The researchers analyzed 73,890 women in the Nurses’ Health Study, 92,352 women in the Nurses’ Health Study II and 43,266 men in the Health Professionals Follow-Up Study without CVD and cancer.
Each participant was categorized based on their overall plant-based diet quality index, their healthful plant-based diet quality index and their unhealthful plant-based diet quality index. Healthy plant-based diets included foods such as leafy greens, whole grains and beans, whereas unhealthy plant-based diets included foods such as refined grains, potatoes and added sugars.
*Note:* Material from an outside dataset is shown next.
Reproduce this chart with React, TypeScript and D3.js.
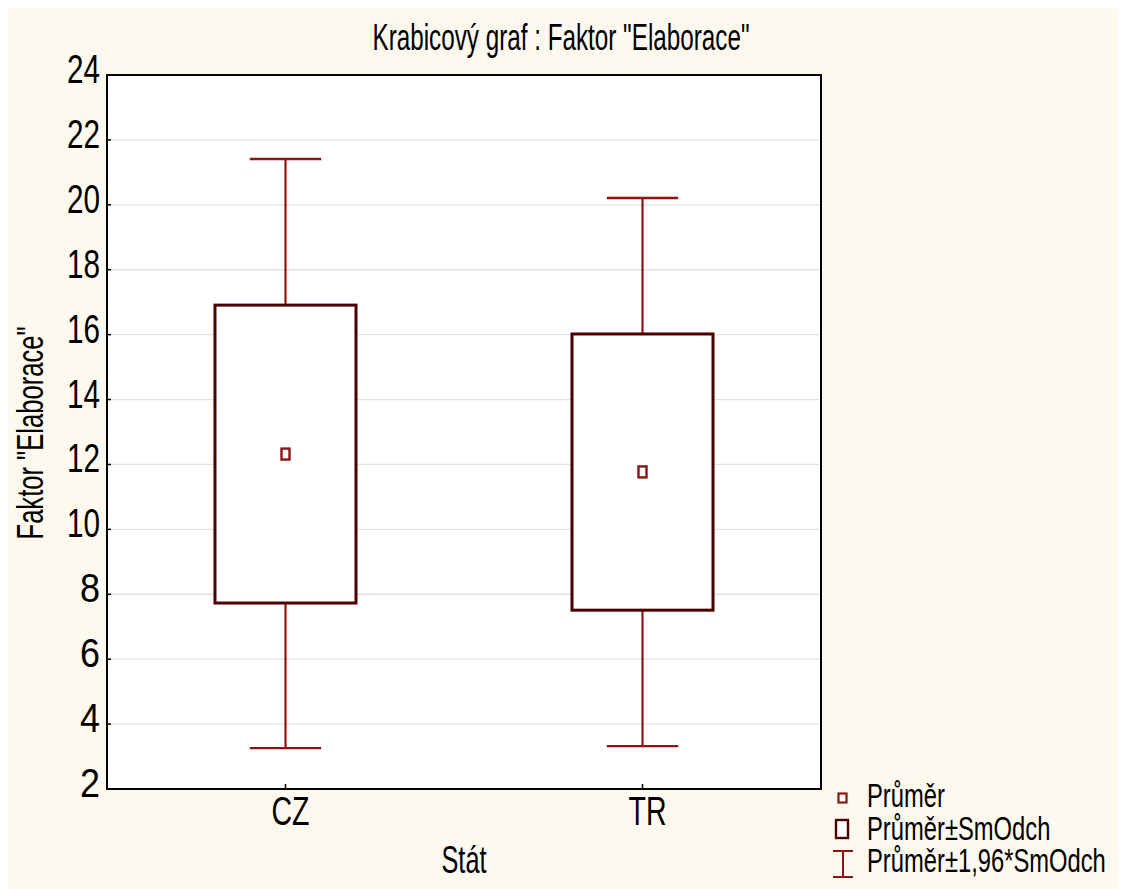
import React from "react";
import * as d3 from "d3";

// Group statistics for the box plot (mean, mean ± SD, mean ± 1.96·SD)
const categories = ["CZ", "TR"];
const means = [12.32, 11.77];
const sdLow = [7.73, 7.51];
const sdHigh = [16.91, 16.02];
const ciLow = [3.26, 3.32];
const ciHigh = [21.41, 20.21];
const yTicks = [2, 4, 6, 8, 10, 12, 14, 16, 18, 20, 22, 24];

const title = "Krabicový graf :  Faktor \"Elaborace\"";
const yLabel = "Faktor \"Elaborace\"";
const xLabel = "Stát";
const legendLabels = ["Průměr", "Průměr±SmOdch", "Průměr±1,96*SmOdch"];

const W = 1118;
const H = 881;
const plot = { left: 99, right: 813, top: 67, bottom: 781 };

const BG = "#fdf9ee";
const BOX = "#4a0000";
const WHISK = "#8c1414";
const FONT = "'Liberation Sans', Arial, sans-serif";

export default function App() {
  const x = d3
    .scaleBand<string>()
    .domain(categories)
    .range([plot.left, plot.right])
    .paddingInner(0)
    .paddingOuter(0);
  const y = d3.scaleLinear().domain([2, 24]).range([plot.bottom, plot.top]);

  const bw = x.bandwidth();
  const boxW = bw * 0.395;
  const capW = bw * 0.2;

  const tickLen = (s: string) => (s.length === 1 ? 20 : 33);

  return (
    <svg width={W} height={H} style={{ display: "block" }} fontFamily={FONT}>
      <rect x={0} y={0} width={W} height={H} fill={BG} />
      <rect
        x={plot.left}
        y={plot.top}
        width={plot.right - plot.left}
        height={plot.bottom - plot.top}
        fill="#ffffff"
      />

      {/* horizontal gridlines */}
      {yTicks
        .filter((t) => t !== 2 && t !== 24)
        .map((t) => (
          <line
            key={"g" + t}
            x1={plot.left}
            x2={plot.right}
            y1={y(t)}
            y2={y(t)}
            stroke="#e2e2e2"
            strokeWidth={1.3}
          />
        ))}

      {/* boxes and whiskers */}
      {categories.map((c, i) => {
        const cx = (x(c) as number) + bw / 2;
        return (
          <g key={c}>
            <line x1={cx} x2={cx} y1={y(ciHigh[i])} y2={y(sdHigh[i])} stroke={WHISK} strokeWidth={2.2} />
            <line x1={cx} x2={cx} y1={y(sdLow[i])} y2={y(ciLow[i])} stroke={WHISK} strokeWidth={2.2} />
            <line x1={cx - capW / 2} x2={cx + capW / 2} y1={y(ciHigh[i])} y2={y(ciHigh[i])} stroke={WHISK} strokeWidth={2.4} />
            <line x1={cx - capW / 2} x2={cx + capW / 2} y1={y(ciLow[i])} y2={y(ciLow[i])} stroke={WHISK} strokeWidth={2.4} />
            <rect
              x={cx - boxW / 2}
              y={y(sdHigh[i])}
              width={boxW}
              height={y(sdLow[i]) - y(sdHigh[i])}
              fill="#ffffff"
              stroke={BOX}
              strokeWidth={3}
            />
            <rect x={cx - 4} y={y(means[i]) - 5.5} width={8} height={11} fill="#ffffff" stroke={WHISK} strokeWidth={2.4} />
          </g>
        );
      })}

      {/* frame */}
      <rect
        x={plot.left}
        y={plot.top}
        width={plot.right - plot.left}
        height={plot.bottom - plot.top}
        fill="none"
        stroke="#000"
        strokeWidth={2}
      />

      {/* y ticks and labels */}
      {yTicks.map((t) => (
        <g key={"t" + t}>
          <line x1={plot.left} x2={plot.left + 4} y1={y(t)} y2={y(t)} stroke="#000" strokeWidth={1.5} />
          <text
            x={92}
            y={y(t) + 8}
            fontSize={41}
            textAnchor="end"
            textLength={tickLen(String(t))}
            lengthAdjust="spacingAndGlyphs"
            fill="#000"
          >
            {t}
          </text>
        </g>
      ))}

      {/* x ticks and labels */}
      {categories.map((c) => {
        const cx = (x(c) as number) + bw / 2;
        return (
          <g key={"x" + c}>
            <line x1={cx} x2={cx} y1={plot.bottom} y2={plot.bottom - 5} stroke="#000" strokeWidth={1.5} />
            <text
              x={cx + 5}
              y={817}
              fontSize={41}
              textAnchor="middle"
              textLength={38}
              lengthAdjust="spacingAndGlyphs"
              fill="#000"
            >
              {c}
            </text>
          </g>
        );
      })}

      {/* axis titles */}
      <text
        x={(plot.left + plot.right) / 2}
        y={865}
        fontSize={39}
        textAnchor="middle"
        textLength={45}
        lengthAdjust="spacingAndGlyphs"
      >
        {xLabel}
      </text>
      <text
        transform={`translate(35, 425) rotate(-90)`}
        fontSize={36}
        textAnchor="middle"
        textLength={213}
        lengthAdjust="spacingAndGlyphs"
      >
        {yLabel}
      </text>
      <text
        x={553}
        y={42}
        fontSize={37}
        textAnchor="middle"
        textLength={377}
        lengthAdjust="spacingAndGlyphs"
      >
        {title}
      </text>

      {/* legend */}
      <g>
        <rect x={830.5} y={785.5} width={8} height={9} fill="#ffffff" stroke={WHISK} strokeWidth={2.2} />
        <rect x={828} y={812} width={12} height={18} fill="#ffffff" stroke={BOX} strokeWidth={2.4} />
        <line x1={825} x2={845} y1={843} y2={843} stroke={WHISK} strokeWidth={2} />
        <line x1={825} x2={845} y1={869} y2={869} stroke={WHISK} strokeWidth={2} />
        <line x1={835} x2={835} y1={843} y2={869} stroke={WHISK} strokeWidth={2} />
        {legendLabels.map((l, i) => (
          <text
            key={l}
            transform={`translate(859, ${799 + i * 32.5}) scale(0.72, 1)`}
            fontSize={33}
          >
            {l}
          </text>
        ))}
      </g>
    </svg>
  );
}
Mean follow-up was approximately 25 years.
During the study period, there were 6,241 cases of stroke, including 3,015 ischemic strokes, the researchers reported.
In a pooled analysis, participants in the highest quintile of plant-based diet index scores had a lower stroke rate (HR = 0.94; 95% CI, 0.86-1.03) compared with those in the lowest quintile.
Participants with the highest healthful plant-based diet index scores had reduced risk for stroke (HR = 0.9; 95% CI, 0.83-0.98), whereas those with the highest unhealthful plant-based diet index scores had a slightly elevated risk for stroke (HR = 1.05; 95% CI, 0.96-1.15), according to the researchers.
Participants with the highest healthful plant-based diet index scores had reduced risk for ischemic stroke (HR = 0.92; 95% CI, 0.82-1.04), but there was no association between plant-based diet index and hemorrhagic stroke, the researchers wrote.
There was no difference between vegetarians and nonvegetarians in stroke risk, the researchers found.
Compared with those in the lowest quintile of plant-based diet index, those in the highest quintile had lower BMI, engaged in more physical activity, smoked less, had greater intake of healthy plant foods and less healthy plant foods and had lower intake of animal foods, according to the researchers.
“Our findings have important public health implications, suggesting that future nutrition policies to lower stroke risk should take the quality of food into consideration,” Megu Y. Baden, MD, PhD, postdoctoral fellow in the department of nutrition at Harvard T.H. Chan School of Public Health, said in the release.